▶ **Information provided**
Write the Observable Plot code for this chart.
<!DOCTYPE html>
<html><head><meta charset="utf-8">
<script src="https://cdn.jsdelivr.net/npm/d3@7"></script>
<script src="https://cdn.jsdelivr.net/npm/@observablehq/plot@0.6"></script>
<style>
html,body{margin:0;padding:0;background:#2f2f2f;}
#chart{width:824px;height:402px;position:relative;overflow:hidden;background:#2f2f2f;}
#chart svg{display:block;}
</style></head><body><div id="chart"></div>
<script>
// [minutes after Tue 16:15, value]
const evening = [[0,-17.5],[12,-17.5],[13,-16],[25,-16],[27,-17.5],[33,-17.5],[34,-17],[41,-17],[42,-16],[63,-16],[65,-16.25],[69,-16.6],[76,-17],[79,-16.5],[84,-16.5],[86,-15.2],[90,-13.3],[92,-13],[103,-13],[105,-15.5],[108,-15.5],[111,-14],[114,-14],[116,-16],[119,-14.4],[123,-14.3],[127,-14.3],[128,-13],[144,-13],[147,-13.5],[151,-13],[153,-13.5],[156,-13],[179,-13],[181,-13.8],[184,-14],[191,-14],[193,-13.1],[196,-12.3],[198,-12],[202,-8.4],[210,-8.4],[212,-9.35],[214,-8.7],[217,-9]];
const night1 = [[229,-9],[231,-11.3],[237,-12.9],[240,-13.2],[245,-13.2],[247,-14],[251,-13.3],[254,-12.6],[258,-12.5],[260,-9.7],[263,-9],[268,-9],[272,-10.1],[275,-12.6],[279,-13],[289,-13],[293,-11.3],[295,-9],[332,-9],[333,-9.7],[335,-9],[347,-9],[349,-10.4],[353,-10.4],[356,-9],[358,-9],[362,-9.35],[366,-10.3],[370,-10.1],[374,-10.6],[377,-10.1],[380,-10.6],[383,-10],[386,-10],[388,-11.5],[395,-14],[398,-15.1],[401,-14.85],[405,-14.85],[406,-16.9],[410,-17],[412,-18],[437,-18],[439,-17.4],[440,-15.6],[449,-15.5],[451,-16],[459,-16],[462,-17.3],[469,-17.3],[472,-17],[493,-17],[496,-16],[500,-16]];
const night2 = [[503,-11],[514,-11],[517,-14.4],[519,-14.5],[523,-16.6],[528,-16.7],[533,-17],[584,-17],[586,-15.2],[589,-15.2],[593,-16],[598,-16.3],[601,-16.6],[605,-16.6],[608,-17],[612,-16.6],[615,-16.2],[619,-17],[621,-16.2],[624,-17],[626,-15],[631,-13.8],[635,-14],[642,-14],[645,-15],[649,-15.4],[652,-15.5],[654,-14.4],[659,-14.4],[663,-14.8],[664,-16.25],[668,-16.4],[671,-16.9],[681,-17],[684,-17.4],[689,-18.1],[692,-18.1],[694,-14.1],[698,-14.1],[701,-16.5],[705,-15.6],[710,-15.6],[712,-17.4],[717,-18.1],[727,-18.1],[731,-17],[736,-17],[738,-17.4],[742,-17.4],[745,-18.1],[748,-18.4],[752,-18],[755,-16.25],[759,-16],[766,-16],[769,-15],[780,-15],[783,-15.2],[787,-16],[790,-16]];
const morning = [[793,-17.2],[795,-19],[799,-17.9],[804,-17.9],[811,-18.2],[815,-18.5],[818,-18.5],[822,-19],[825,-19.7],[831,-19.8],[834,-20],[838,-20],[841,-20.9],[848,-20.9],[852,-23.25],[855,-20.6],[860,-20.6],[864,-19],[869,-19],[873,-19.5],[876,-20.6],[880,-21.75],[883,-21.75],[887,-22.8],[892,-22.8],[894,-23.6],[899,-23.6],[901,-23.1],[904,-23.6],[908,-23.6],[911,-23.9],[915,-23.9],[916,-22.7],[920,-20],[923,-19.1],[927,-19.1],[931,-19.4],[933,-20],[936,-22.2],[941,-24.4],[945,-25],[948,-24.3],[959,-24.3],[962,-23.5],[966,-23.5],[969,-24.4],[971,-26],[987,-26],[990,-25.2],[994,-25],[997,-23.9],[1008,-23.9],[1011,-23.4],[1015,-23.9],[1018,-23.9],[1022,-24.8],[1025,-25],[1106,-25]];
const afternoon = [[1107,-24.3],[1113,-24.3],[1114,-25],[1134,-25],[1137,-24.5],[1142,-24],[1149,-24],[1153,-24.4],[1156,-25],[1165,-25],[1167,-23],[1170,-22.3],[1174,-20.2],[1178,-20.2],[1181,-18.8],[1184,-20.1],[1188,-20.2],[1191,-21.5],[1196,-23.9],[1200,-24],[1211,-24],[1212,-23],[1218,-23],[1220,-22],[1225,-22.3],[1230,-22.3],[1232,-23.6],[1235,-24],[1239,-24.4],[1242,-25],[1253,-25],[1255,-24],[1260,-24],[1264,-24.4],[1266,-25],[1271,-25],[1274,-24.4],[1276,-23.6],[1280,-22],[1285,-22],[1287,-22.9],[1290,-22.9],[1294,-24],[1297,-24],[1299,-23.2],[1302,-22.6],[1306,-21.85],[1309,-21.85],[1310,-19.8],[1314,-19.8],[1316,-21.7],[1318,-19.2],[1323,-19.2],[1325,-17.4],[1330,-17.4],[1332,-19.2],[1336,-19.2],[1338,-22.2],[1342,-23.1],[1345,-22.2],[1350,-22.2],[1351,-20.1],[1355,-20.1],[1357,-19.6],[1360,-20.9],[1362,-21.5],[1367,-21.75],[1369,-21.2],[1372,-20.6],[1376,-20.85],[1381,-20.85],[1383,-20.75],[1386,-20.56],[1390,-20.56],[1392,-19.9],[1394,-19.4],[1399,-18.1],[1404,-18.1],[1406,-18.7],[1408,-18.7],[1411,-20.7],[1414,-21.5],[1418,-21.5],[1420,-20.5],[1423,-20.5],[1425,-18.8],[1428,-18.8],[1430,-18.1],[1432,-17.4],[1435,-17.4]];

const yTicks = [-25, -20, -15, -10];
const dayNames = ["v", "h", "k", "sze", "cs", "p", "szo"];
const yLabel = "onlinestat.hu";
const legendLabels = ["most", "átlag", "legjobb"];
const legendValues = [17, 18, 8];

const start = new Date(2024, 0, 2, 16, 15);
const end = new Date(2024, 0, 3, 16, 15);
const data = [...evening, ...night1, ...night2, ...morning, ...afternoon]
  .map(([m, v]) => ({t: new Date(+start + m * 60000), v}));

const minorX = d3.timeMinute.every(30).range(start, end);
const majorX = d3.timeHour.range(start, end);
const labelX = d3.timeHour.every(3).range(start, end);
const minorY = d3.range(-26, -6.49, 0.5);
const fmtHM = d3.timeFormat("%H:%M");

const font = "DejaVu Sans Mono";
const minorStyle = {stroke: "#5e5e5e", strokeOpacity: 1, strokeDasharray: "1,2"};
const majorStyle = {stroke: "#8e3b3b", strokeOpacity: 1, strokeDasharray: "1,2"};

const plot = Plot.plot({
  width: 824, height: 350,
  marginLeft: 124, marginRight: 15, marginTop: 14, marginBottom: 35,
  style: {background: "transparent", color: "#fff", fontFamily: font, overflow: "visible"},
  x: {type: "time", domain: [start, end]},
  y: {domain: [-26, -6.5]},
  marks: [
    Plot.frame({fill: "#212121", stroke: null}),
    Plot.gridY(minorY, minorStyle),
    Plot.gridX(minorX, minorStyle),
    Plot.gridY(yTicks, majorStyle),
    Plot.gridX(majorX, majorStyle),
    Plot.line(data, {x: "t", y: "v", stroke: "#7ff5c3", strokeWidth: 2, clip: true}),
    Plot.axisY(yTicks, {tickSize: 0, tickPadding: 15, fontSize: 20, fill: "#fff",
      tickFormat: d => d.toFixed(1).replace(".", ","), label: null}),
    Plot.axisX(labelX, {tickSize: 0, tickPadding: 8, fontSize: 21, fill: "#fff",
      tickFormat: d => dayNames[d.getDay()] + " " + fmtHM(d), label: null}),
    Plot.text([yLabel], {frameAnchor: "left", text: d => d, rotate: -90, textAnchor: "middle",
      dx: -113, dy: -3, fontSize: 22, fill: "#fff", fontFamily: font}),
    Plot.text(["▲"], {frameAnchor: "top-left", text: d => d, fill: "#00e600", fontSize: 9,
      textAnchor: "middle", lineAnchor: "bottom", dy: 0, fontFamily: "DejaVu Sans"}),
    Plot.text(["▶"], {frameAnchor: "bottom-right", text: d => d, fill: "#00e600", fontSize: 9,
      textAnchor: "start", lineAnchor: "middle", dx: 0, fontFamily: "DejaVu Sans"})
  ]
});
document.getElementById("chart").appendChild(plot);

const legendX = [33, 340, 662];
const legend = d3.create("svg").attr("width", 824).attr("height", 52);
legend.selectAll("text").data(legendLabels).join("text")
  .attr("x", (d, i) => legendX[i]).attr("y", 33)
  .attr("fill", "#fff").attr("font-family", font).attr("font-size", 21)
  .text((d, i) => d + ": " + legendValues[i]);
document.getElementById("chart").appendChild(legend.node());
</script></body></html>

▶ **Aim**
Lines containing the word "chart" must all be returned from the material above.

▶ **Response to this task**
Write the Observable Plot code for this chart.
#chart{width:824px;height:402px;position:relative;overflow:hidden;background:#2f2f2f;}
#chart svg{display:block;}
</style></head><body><div id="chart"></div>
document.getElementById("chart").appendChild(plot);
document.getElementById("chart").appendChild(legend.node());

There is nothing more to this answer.